Task to carry out -
Transcribe the lines below verbatim, skipping the images.

Dataset content -

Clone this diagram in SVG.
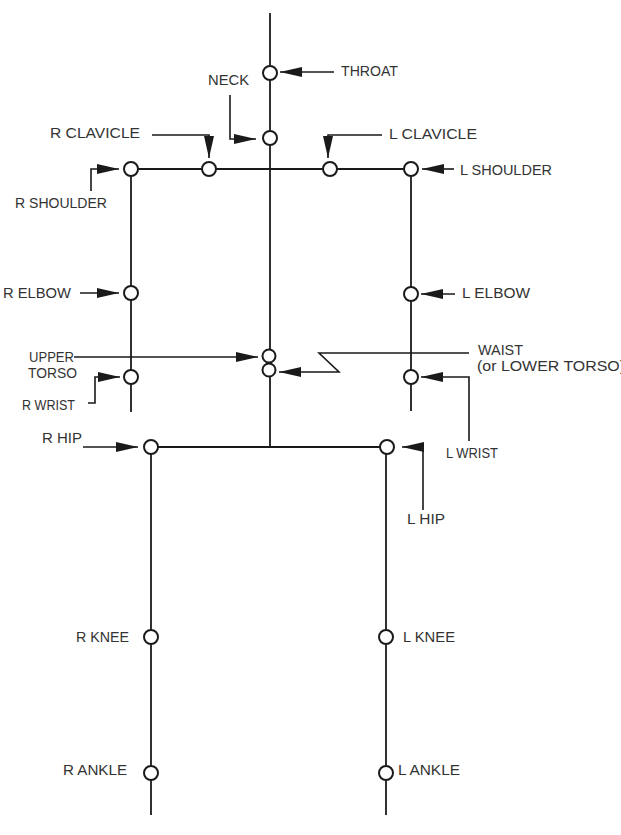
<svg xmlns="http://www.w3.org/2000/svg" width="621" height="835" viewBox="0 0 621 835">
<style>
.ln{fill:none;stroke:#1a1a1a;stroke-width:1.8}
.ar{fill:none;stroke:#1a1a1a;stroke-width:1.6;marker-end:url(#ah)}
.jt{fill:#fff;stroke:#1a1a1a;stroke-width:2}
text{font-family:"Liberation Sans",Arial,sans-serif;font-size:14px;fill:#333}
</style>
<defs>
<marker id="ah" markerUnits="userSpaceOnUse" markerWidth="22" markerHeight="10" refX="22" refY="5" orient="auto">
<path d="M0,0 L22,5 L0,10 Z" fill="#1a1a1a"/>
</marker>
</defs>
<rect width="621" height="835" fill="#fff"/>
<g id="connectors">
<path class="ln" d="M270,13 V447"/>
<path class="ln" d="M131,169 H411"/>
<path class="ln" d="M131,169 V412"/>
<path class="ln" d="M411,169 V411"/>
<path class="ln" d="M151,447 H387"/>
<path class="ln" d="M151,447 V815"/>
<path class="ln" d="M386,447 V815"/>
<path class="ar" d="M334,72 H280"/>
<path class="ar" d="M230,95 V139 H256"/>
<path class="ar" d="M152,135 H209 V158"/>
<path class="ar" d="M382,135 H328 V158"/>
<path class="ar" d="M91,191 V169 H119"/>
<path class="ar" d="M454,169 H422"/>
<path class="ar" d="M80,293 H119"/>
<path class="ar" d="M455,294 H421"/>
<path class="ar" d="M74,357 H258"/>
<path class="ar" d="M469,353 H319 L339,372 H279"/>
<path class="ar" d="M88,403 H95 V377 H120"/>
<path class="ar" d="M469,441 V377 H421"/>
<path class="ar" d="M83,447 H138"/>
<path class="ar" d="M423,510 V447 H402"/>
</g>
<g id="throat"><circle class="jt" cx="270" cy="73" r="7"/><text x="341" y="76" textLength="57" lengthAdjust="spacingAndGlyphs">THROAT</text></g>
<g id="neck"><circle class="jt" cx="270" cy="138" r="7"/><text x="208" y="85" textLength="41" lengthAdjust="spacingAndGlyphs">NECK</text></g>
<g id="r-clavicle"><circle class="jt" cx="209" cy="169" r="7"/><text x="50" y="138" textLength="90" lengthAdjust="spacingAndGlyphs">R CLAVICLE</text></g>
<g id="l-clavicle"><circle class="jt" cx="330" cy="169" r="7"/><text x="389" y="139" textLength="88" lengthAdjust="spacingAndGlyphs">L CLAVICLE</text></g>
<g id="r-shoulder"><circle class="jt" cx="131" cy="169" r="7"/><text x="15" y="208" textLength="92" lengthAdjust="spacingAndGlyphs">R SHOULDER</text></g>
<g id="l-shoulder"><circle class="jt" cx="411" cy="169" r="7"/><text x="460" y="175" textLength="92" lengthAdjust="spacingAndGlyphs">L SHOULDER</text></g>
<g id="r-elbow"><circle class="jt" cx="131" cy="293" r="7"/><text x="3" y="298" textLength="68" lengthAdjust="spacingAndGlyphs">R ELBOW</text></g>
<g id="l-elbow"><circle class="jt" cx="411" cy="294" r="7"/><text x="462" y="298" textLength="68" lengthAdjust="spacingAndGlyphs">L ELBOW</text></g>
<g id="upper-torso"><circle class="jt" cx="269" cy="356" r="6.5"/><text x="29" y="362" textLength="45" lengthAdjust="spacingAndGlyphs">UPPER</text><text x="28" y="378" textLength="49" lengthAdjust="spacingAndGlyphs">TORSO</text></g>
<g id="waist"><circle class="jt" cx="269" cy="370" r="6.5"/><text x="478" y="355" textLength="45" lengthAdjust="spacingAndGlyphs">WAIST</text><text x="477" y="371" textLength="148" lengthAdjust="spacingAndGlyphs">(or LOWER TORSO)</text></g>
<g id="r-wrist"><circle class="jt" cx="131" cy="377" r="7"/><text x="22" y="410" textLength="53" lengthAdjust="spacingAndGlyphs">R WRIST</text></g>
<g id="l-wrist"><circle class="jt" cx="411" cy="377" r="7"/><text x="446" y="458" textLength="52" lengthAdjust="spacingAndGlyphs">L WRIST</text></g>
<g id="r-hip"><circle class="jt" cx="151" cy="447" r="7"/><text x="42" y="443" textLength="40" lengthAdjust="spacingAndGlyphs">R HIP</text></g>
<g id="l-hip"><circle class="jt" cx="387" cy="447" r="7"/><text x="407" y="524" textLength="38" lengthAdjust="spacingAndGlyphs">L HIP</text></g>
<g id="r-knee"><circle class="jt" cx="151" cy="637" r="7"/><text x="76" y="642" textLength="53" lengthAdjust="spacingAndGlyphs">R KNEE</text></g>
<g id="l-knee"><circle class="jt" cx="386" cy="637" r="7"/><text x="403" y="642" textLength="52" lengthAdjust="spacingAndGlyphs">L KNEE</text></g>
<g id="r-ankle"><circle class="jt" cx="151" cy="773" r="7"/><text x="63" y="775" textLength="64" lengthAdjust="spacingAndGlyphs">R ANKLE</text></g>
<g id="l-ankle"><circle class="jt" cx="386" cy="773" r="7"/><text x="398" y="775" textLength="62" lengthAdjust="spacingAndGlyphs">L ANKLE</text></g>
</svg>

Exercise solution -
Clone this diagram in SVG.
<svg xmlns="http://www.w3.org/2000/svg" width="621" height="835" viewBox="0 0 621 835">
<style>
.ln{fill:none;stroke:#1a1a1a;stroke-width:1.8}
.ar{fill:none;stroke:#1a1a1a;stroke-width:1.6;marker-end:url(#ah)}
.jt{fill:#fff;stroke:#1a1a1a;stroke-width:2}
text{font-family:"Liberation Sans",Arial,sans-serif;font-size:14px;fill:#333}
</style>
<defs>
<marker id="ah" markerUnits="userSpaceOnUse" markerWidth="22" markerHeight="10" refX="22" refY="5" orient="auto">
<path d="M0,0 L22,5 L0,10 Z" fill="#1a1a1a"/>
</marker>
</defs>
<rect width="621" height="835" fill="#fff"/>
<g id="connectors">
<path class="ln" d="M270,13 V447"/>
<path class="ln" d="M131,169 H411"/>
<path class="ln" d="M131,169 V412"/>
<path class="ln" d="M411,169 V411"/>
<path class="ln" d="M151,447 H387"/>
<path class="ln" d="M151,447 V815"/>
<path class="ln" d="M386,447 V815"/>
<path class="ar" d="M334,72 H280"/>
<path class="ar" d="M230,95 V139 H256"/>
<path class="ar" d="M152,135 H209 V158"/>
<path class="ar" d="M382,135 H328 V158"/>
<path class="ar" d="M91,191 V169 H119"/>
<path class="ar" d="M454,169 H422"/>
<path class="ar" d="M80,293 H119"/>
<path class="ar" d="M455,294 H421"/>
<path class="ar" d="M74,357 H258"/>
<path class="ar" d="M469,353 H319 L339,372 H279"/>
<path class="ar" d="M88,403 H95 V377 H120"/>
<path class="ar" d="M469,441 V377 H421"/>
<path class="ar" d="M83,447 H138"/>
<path class="ar" d="M423,510 V447 H402"/>
</g>
<g id="throat"><circle class="jt" cx="270" cy="73" r="7"/><text x="341" y="76" textLength="57" lengthAdjust="spacingAndGlyphs">THROAT</text></g>
<g id="neck"><circle class="jt" cx="270" cy="138" r="7"/><text x="208" y="85" textLength="41" lengthAdjust="spacingAndGlyphs">NECK</text></g>
<g id="r-clavicle"><circle class="jt" cx="209" cy="169" r="7"/><text x="50" y="138" textLength="90" lengthAdjust="spacingAndGlyphs">R CLAVICLE</text></g>
<g id="l-clavicle"><circle class="jt" cx="330" cy="169" r="7"/><text x="389" y="139" textLength="88" lengthAdjust="spacingAndGlyphs">L CLAVICLE</text></g>
<g id="r-shoulder"><circle class="jt" cx="131" cy="169" r="7"/><text x="15" y="208" textLength="92" lengthAdjust="spacingAndGlyphs">R SHOULDER</text></g>
<g id="l-shoulder"><circle class="jt" cx="411" cy="169" r="7"/><text x="460" y="175" textLength="92" lengthAdjust="spacingAndGlyphs">L SHOULDER</text></g>
<g id="r-elbow"><circle class="jt" cx="131" cy="293" r="7"/><text x="3" y="298" textLength="68" lengthAdjust="spacingAndGlyphs">R ELBOW</text></g>
<g id="l-elbow"><circle class="jt" cx="411" cy="294" r="7"/><text x="462" y="298" textLength="68" lengthAdjust="spacingAndGlyphs">L ELBOW</text></g>
<g id="upper-torso"><circle class="jt" cx="269" cy="356" r="6.5"/><text x="29" y="362" textLength="45" lengthAdjust="spacingAndGlyphs">UPPER</text><text x="28" y="378" textLength="49" lengthAdjust="spacingAndGlyphs">TORSO</text></g>
<g id="waist"><circle class="jt" cx="269" cy="370" r="6.5"/><text x="478" y="355" textLength="45" lengthAdjust="spacingAndGlyphs">WAIST</text><text x="477" y="371" textLength="148" lengthAdjust="spacingAndGlyphs">(or LOWER TORSO)</text></g>
<g id="r-wrist"><circle class="jt" cx="131" cy="377" r="7"/><text x="22" y="410" textLength="53" lengthAdjust="spacingAndGlyphs">R WRIST</text></g>
<g id="l-wrist"><circle class="jt" cx="411" cy="377" r="7"/><text x="446" y="458" textLength="52" lengthAdjust="spacingAndGlyphs">L WRIST</text></g>
<g id="r-hip"><circle class="jt" cx="151" cy="447" r="7"/><text x="42" y="443" textLength="40" lengthAdjust="spacingAndGlyphs">R HIP</text></g>
<g id="l-hip"><circle class="jt" cx="387" cy="447" r="7"/><text x="407" y="524" textLength="38" lengthAdjust="spacingAndGlyphs">L HIP</text></g>
<g id="r-knee"><circle class="jt" cx="151" cy="637" r="7"/><text x="76" y="642" textLength="53" lengthAdjust="spacingAndGlyphs">R KNEE</text></g>
<g id="l-knee"><circle class="jt" cx="386" cy="637" r="7"/><text x="403" y="642" textLength="52" lengthAdjust="spacingAndGlyphs">L KNEE</text></g>
<g id="r-ankle"><circle class="jt" cx="151" cy="773" r="7"/><text x="63" y="775" textLength="64" lengthAdjust="spacingAndGlyphs">R ANKLE</text></g>
<g id="l-ankle"><circle class="jt" cx="386" cy="773" r="7"/><text x="398" y="775" textLength="62" lengthAdjust="spacingAndGlyphs">L ANKLE</text></g>
</svg>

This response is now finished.